● Description of the task: Please reproduce the lines of the records below from the one holding "Convert this diagram to TikZ code." through the one holding "(0,0) rectangle (1524,858);", inclusive, skipping all pictures.

● Input records:
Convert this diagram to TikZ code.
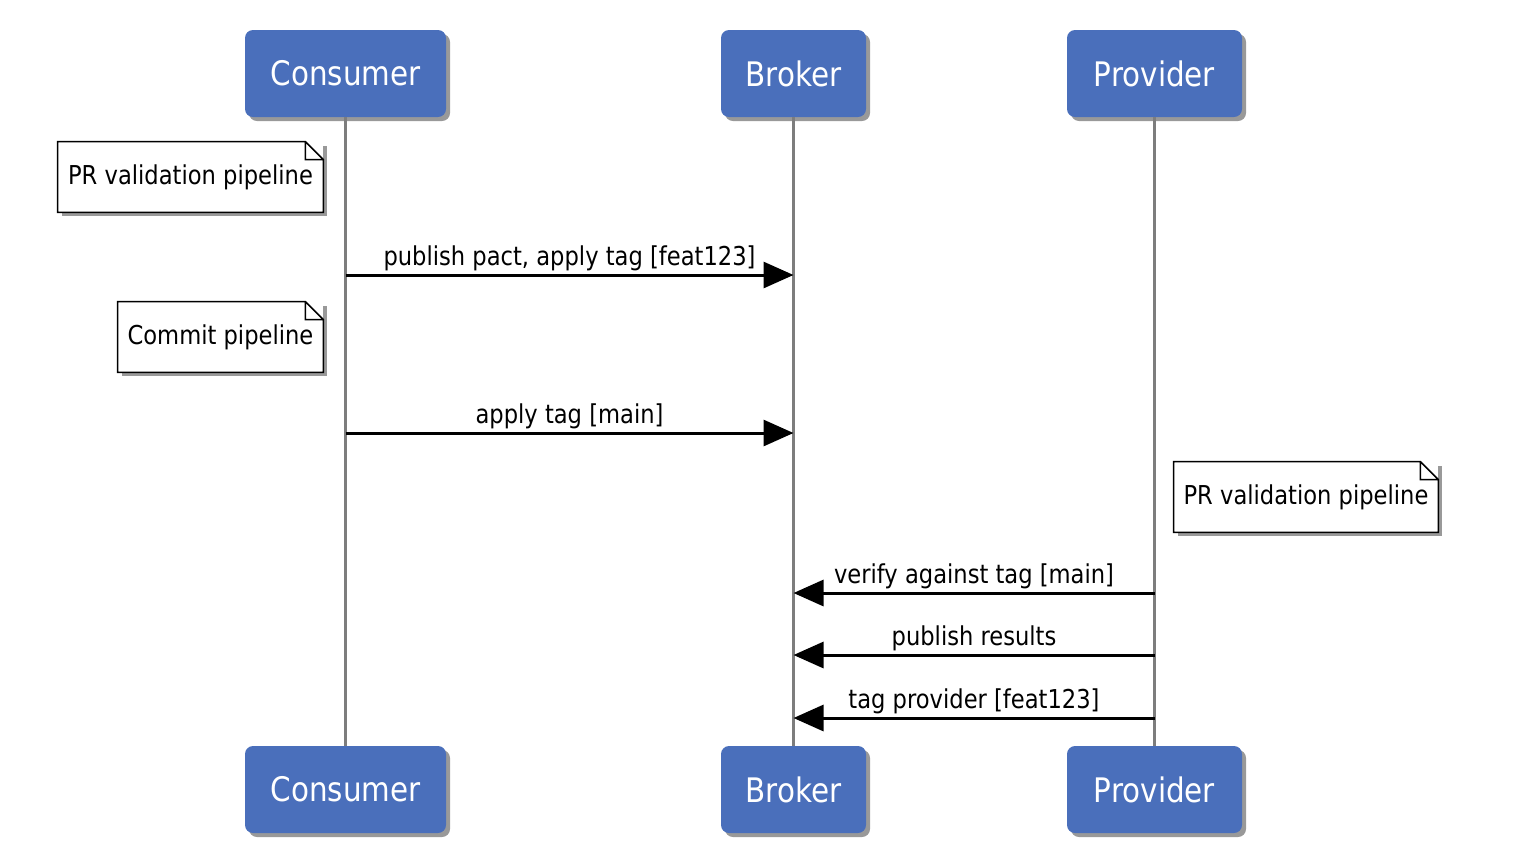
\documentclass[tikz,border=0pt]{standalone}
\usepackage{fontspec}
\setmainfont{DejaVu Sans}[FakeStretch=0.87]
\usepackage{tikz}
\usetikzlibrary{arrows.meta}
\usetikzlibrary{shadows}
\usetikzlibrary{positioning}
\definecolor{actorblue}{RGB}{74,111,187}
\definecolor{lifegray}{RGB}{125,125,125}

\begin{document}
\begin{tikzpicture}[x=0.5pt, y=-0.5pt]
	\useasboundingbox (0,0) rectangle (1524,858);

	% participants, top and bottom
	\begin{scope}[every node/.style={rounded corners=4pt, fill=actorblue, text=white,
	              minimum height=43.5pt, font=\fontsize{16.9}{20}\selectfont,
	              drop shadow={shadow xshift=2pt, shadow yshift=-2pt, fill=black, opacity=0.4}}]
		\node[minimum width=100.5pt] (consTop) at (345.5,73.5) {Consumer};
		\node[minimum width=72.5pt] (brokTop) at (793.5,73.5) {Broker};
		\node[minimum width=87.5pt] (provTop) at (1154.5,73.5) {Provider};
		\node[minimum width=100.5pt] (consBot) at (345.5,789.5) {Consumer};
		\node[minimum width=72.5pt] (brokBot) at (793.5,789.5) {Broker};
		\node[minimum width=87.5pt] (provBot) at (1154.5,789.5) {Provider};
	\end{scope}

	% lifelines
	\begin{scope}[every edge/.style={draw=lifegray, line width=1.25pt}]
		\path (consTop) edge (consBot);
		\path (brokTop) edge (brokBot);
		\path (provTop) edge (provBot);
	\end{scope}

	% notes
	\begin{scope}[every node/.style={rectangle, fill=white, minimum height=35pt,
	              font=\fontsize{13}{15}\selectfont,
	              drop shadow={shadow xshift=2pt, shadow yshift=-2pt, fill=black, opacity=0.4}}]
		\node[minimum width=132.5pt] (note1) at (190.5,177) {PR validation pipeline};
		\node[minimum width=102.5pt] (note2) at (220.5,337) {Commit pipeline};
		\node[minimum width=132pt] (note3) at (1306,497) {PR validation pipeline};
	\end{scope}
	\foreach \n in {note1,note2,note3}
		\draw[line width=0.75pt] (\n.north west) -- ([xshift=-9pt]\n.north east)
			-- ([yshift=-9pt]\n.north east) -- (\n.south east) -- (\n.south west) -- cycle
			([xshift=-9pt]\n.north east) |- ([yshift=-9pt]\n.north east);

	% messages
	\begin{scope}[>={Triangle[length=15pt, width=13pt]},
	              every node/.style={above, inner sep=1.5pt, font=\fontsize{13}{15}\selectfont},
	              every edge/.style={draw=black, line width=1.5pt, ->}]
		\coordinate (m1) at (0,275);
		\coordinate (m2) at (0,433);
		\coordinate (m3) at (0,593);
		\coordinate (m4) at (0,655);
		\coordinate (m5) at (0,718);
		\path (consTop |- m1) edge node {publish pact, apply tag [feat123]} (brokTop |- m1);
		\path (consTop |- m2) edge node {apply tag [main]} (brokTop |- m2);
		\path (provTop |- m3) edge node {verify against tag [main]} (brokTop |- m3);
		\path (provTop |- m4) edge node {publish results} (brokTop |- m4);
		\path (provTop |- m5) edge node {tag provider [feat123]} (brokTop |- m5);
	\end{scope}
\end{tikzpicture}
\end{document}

...

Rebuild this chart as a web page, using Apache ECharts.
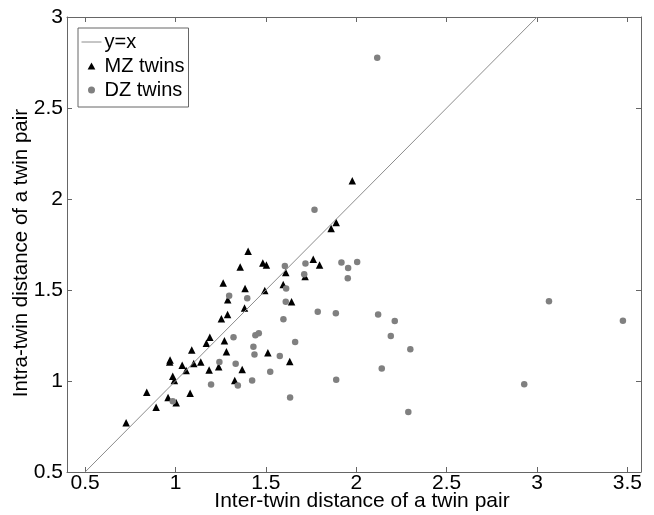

● Answer for this exercise:
Convert this diagram to TikZ code.
\documentclass[tikz,border=0pt]{standalone}
\usepackage{fontspec}
\setmainfont{DejaVu Sans}[FakeStretch=0.87]
\usepackage{tikz}
\usetikzlibrary{arrows.meta}
\usetikzlibrary{shadows}
\usetikzlibrary{positioning}
\definecolor{actorblue}{RGB}{74,111,187}
\definecolor{lifegray}{RGB}{125,125,125}

\begin{document}
\begin{tikzpicture}[x=0.5pt, y=-0.5pt]
	\useasboundingbox (0,0) rectangle (1524,858);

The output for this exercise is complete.